EBE – Electron beam evaporation
EBE | TE
During electron beam evaporation, electron beam is employed to heat coating material within a water-cooled crucible. Size and moving pattern of electron beam can be optimized and controlled to ensure maximally uniform evaporation of molten material. Material vapor is condensing on rotating substrates within vacuum chamber, forming a layer. Additional oxygen gas is usually added to ensure full oxidation of a film. Substrates usually are heated up to 150 – 350 °C to increase mobility of condensing particles and to enhance oxidation. Due to its effectiveness, electron beam evaporation (EBE) has been widely used for many years as one of the main coating technologies. Different metal oxides, fluorides, selenides, sulfides might be successfully coated using this technology.
Thermal evaporation (TE) is even older deposition technology, which had emerged in the end of XIX century. Its principle relies on direct heating of material filled boat (made from molybdenum, tantalum, tungsten, etc.) by high electrical current. In this way, material melts, evaporates and condenses on the substrates. TE is usually used for evaporation of metal fluorides and metals; therefore, it is still the main technology for making dielectric coatings for vacuum UV (VUV) – deep UV (DUV) range, as well as for metallic mirrors.
- Main advantages
- Disadvantages
- Cost effectiveness;
- Evaporation of metal fluorides (coatings for DUV range), metal selenides, sulfides (coatings for IR range);
- High LIDT in UV spectral range;
- Low stress an porosity of coating allows wide choice of substrate materials (even soft, sensitive and exotic crystals).

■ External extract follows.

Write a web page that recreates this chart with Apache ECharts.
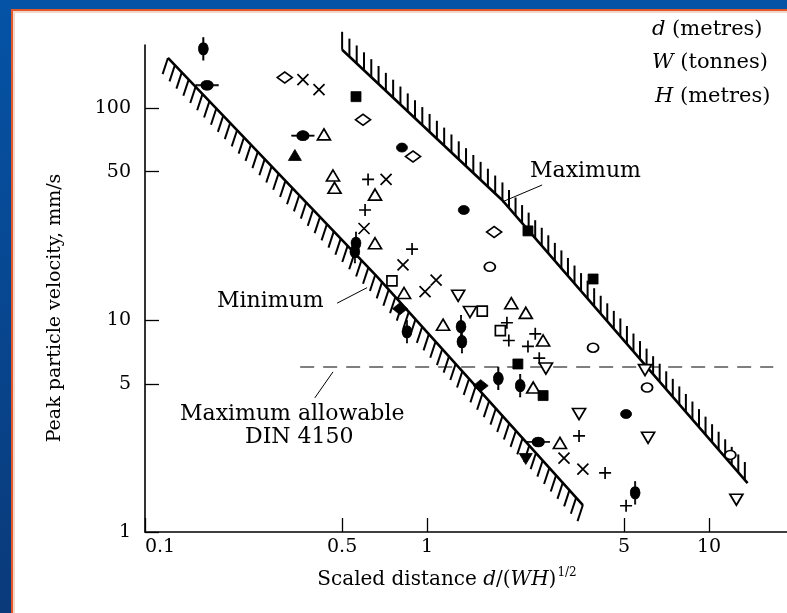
<!DOCTYPE html>
<html>
<head>
<meta charset="utf-8">
<script src="https://cdn.jsdelivr.net/npm/echarts@6/dist/echarts.min.js"></script>
<style>
html, body { margin: 0; width: 787px; height: 613px; overflow: hidden; background: linear-gradient(#0553a6, #0a3a7a); }
#panel { position: absolute; left: 11px; top: 9px; right: -10px; bottom: -10px; background: #fff;
  border-left: 2px solid #e2582a; border-top: 2px solid #e2582a; box-shadow: inset 2px 2px 0 #f2d6ca; }
#chart { position: absolute; left: 0; top: 0; width: 787px; height: 613px; }
</style>
</head>
<body>
<div id="panel"></div>
<div id="chart"></div>
<script>
// axis ticks
const xTicks = [0.1, 0.5, 1, 5, 10];
const yTicks = [1, 5, 10, 50, 100];
const xRange = [0.1, 18.9];
const yRange = [1, 198];

// observations [scaled distance, peak particle velocity]
const plusPts = [[0.618, 46], [0.603, 33], [0.885, 21.6], [1.92, 9.7], [1.95, 8.0], [2.28, 7.5], [2.42, 8.6], [2.50, 6.6], [3.46, 2.84], [4.28, 1.90], [5.08, 1.33]];
const crossPts = [[0.363, 136], [0.414, 122], [0.716, 46], [0.598, 27], [0.822, 18.2], [1.077, 15.4], [0.984, 13.6], [3.06, 2.23], [3.57, 1.98]];
const triUpOpen = [[0.431, 75], [0.464, 48], [0.47, 42], [0.654, 39], [0.654, 23], [0.829, 13.4], [1.99, 12.0], [2.24, 10.8], [1.14, 9.5], [2.58, 8.0], [2.38, 4.8], [2.96, 2.63]];
const triDownOpen = [[1.29, 13.0], [1.42, 10.9], [2.64, 5.9], [3.46, 3.6], [6.08, 2.78], [12.5, 1.42], [5.93, 5.8]];
const triUpFilled = [[0.340, 60]];
const triDownFilled = [[2.24, 2.21]];
const diamondOpen = [[0.313, 139], [0.593, 88], [0.892, 59], [1.73, 26]];
const diamondFilled = [[0.802, 11.3], [1.55, 4.9]];
const squareOpen = [[0.751, 15.3], [1.57, 11.0], [1.82, 8.9]];
const squareFilled = [[0.560, 113], [2.28, 26.3], [3.88, 15.6], [2.10, 6.2], [2.58, 4.4]];
const circleOpen = [[1.67, 17.8], [3.88, 7.4], [6.03, 4.8], [11.9, 2.31]];
const dotPlain = [[0.815, 65], [1.35, 33], [5.08, 3.6]];
const dotVStem = [[0.161, 190], [0.56, 23], [0.555, 21], [0.849, 8.8], [1.32, 9.3], [1.33, 7.9], [1.79, 5.3], [2.14, 4.9], [5.47, 1.53]];
const dotHStem = [[0.166, 128], [0.363, 74], [2.48, 2.66]];

// boundary lines
const minLine = [[0.1206, 172], [0.665, 16.0], [3.57, 1.34]];
const maxLine = [[0.50, 188], [1.845, 36.8], [13.7, 1.70]];
const dinLimit = [[0.355, 6], [16.9, 6]];
const minLeader = [[0.48, 12.0], [0.613, 14.2]];
const maxLeader = [[2.56, 43.3], [1.845, 36.0]];
const dinLeader = [[0.464, 5.69], [0.40, 4.29]];

const lg = (pts) => pts.map(p => [Math.log10(p[0]), Math.log10(p[1])]);
const fmt = (v) => String(Number(Math.pow(10, v).toPrecision(2)));
const serif = 'DejaVu Serif';
const ink = '#000';

const stemDot = 'path://M4.3,0H5.7V22H4.3Z M5,5C8,5 10,7.8 10,11C10,14.2 8,17 5,17C2,17 0,14.2 0,11C0,7.8 2,5 5,5Z';

function scatter(pts, symbol, size, filled, extra) {
  return Object.assign({
    type: 'scatter', data: lg(pts), symbol: symbol, symbolSize: size, z: 5, silent: true,
    itemStyle: filled ? { color: ink, borderColor: ink, borderWidth: 0.8, opacity: 1 }
                      : { color: '#fff', borderColor: ink, borderWidth: 1.7, opacity: 1 }
  }, extra || {});
}

function strokeMark(pts, symbol, size) {
  return {
    type: 'scatter', data: lg(pts), symbol: symbol, symbolSize: size, z: 5, silent: true,
    itemStyle: { color: 'none', borderColor: ink, borderWidth: 1.7, opacity: 1 }
  };
}

function hatch(pts, dir, len, gap) {
  return {
    type: 'custom', silent: true, clip: false, z: 2,
    data: [[0, 0]],
    renderItem: function (params, api) {
      const p = lg(pts).map(v => api.coord(v));
      const n = Math.hypot(dir[0], dir[1]);
      const dx = dir[0] / n * len, dy = dir[1] / n * len;
      const kids = [{ type: 'polyline', shape: { points: p }, style: { stroke: ink, lineWidth: 2.6, fill: null } }];
      let start = 0;
      for (let i = 0; i < p.length - 1; i++) {
        const a = p[i], b = p[i + 1];
        const L = Math.hypot(b[0] - a[0], b[1] - a[1]);
        let s = start;
        for (; s <= L; s += gap) {
          const x = a[0] + (b[0] - a[0]) * s / L;
          const y = a[1] + (b[1] - a[1]) * s / L;
          kids.push({ type: 'line', shape: { x1: x, y1: y, x2: x + dx, y2: y + dy }, style: { stroke: ink, lineWidth: 2 } });
        }
        start = s - L;
      }
      return { type: 'group', children: kids };
    }
  };
}

function plainLine(pts, width, dash) {
  return {
    type: 'line', data: lg(pts), symbol: 'none', silent: true, z: 3,
    lineStyle: { color: ink, width: width, type: dash || 'solid' }
  };
}

const chart = echarts.init(document.getElementById('chart'));
chart.setOption({
  animation: false,
  grid: { left: 145, top: 45, right: 0, bottom: 81 },
  xAxis: {
    type: 'value', min: Math.log10(xRange[0]), max: Math.log10(xRange[1]),
    axisLine: { onZero: false, lineStyle: { color: ink, width: 1.6 } },
    axisTick: { inside: true, length: 14, customValues: xTicks.map(Math.log10), lineStyle: { color: ink, width: 1.3 } },
    axisLabel: {
      customValues: xTicks.map(Math.log10), margin: 6, color: ink, fontFamily: serif, fontSize: 19,
      // the first label sits to the right of the origin in the source figure
      formatter: (v) => v === Math.log10(xTicks[0]) ? '{first|' + fmt(v) + '}' : fmt(v),
      rich: { first: { fontFamily: serif, fontSize: 19, color: ink, padding: [0, 0, 0, 30] } }
    },
    splitLine: { show: false }
  },
  yAxis: {
    type: 'value', min: Math.log10(yRange[0]), max: Math.log10(yRange[1]),
    axisLine: { onZero: false, lineStyle: { color: ink, width: 1.6 } },
    axisTick: { inside: true, length: 14, customValues: yTicks.map(Math.log10), lineStyle: { color: ink, width: 1.3 } },
    axisLabel: { customValues: yTicks.map(Math.log10), formatter: fmt, margin: 14, color: ink, fontFamily: serif, fontSize: 19 },
    splitLine: { show: false }
  },
  graphic: [
    { type: 'text', x: 55, y: 308, rotation: Math.PI / 2,
      style: { text: 'Peak particle velocity, mm/s', fill: ink, font: '19px "DejaVu Serif"', align: 'center', verticalAlign: 'middle' } },
    { type: 'text', x: 447, y: 580,
      style: { text: 'Scaled distance {i|d}/({i|WH}){s|1/2}', fill: ink, font: '20px "DejaVu Serif"', align: 'center', verticalAlign: 'middle',
        rich: { i: { fontStyle: 'italic', fontFamily: serif, fontSize: 20 }, s: { fontFamily: serif, fontSize: 12, padding: [0, 0, 14, 1] } } } },
    { type: 'text', x: 217, y: 301,
      style: { text: 'Minimum', fill: ink, font: '22px "DejaVu Serif"', verticalAlign: 'middle' } },
    { type: 'text', x: 530, y: 171,
      style: { text: 'Maximum', fill: ink, font: '22px "DejaVu Serif"', verticalAlign: 'middle' } },
    { type: 'text', x: 180, y: 414,
      style: { text: 'Maximum allowable', fill: ink, font: '22px "DejaVu Serif"', verticalAlign: 'middle' } },
    { type: 'text', x: 245, y: 437,
      style: { text: 'DIN 4150', fill: ink, font: '22px "DejaVu Serif"', verticalAlign: 'middle' } },
    { type: 'text', x: 652, y: 30,
      style: { text: '{i|d} (metres)', fill: ink, font: '21px "DejaVu Serif"', verticalAlign: 'middle',
        rich: { i: { fontStyle: 'italic', fontFamily: serif, fontSize: 21 } } } },
    { type: 'text', x: 652, y: 63,
      style: { text: '{i|W} (tonnes)', fill: ink, font: '21px "DejaVu Serif"', verticalAlign: 'middle',
        rich: { i: { fontStyle: 'italic', fontFamily: serif, fontSize: 21 } } } },
    { type: 'text', x: 655, y: 97,
      style: { text: '{i|H} (metres)', fill: ink, font: '21px "DejaVu Serif"', verticalAlign: 'middle',
        rich: { i: { fontStyle: 'italic', fontFamily: serif, fontSize: 21 } } } }
  ],
  series: [
    hatch(minLine, [-0.33, 1], 17, 10),
    hatch(maxLine, [0, -1], 18, 10),
    plainLine(dinLimit, 1.2, [14, 9]),
    plainLine(minLeader, 1),
    plainLine(maxLeader, 1),
    plainLine(dinLeader, 1),
    strokeMark(plusPts, 'path://M5,0L5,10M0,5L10,5', 12),
    strokeMark(crossPts, 'path://M0,0L10,10M10,0L0,10', 11),
    scatter(triUpOpen, 'triangle', [13, 11], false),
    scatter(triDownOpen, 'triangle', [13, 11], false, { symbolRotate: 180 }),
    scatter(triUpFilled, 'triangle', [13, 11], true),
    scatter(triDownFilled, 'triangle', [13, 11], true, { symbolRotate: 180 }),
    scatter(diamondOpen, 'diamond', [15, 11], false),
    scatter(diamondFilled, 'diamond', [15, 12], true),
    scatter(squareOpen, 'rect', 10, false),
    scatter(squareFilled, 'rect', 10, true),
    scatter(circleOpen, 'circle', [11, 9], false),
    scatter(dotPlain, 'circle', [11, 9], true),
    scatter(dotVStem, stemDot, [10, 22], true),
    scatter(dotHStem, stemDot, [10, 22], true, { symbolRotate: 90 })
  ]
});
</script>
</body>
</html>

- Low energy (~0.1 eV) of condensing particles, leading in considerably porous coatings. That means absorption of moisture, sensitivity to changes in environmental conditions (humidity and temperature);
- Due to necessity of heating the substrates, deposition on temperature sensitive substrates is hardly possible;
- Usually polycrystalline microstructure and layer porosity leads to considerable interface and surface roughness, resulting in additional scatter losses;
- Due to many process variables, changes in spatial vapor flume distribution and non-uniform vacuum-air shift of different coating layers, realization of coatings having complex spectral properties is limited.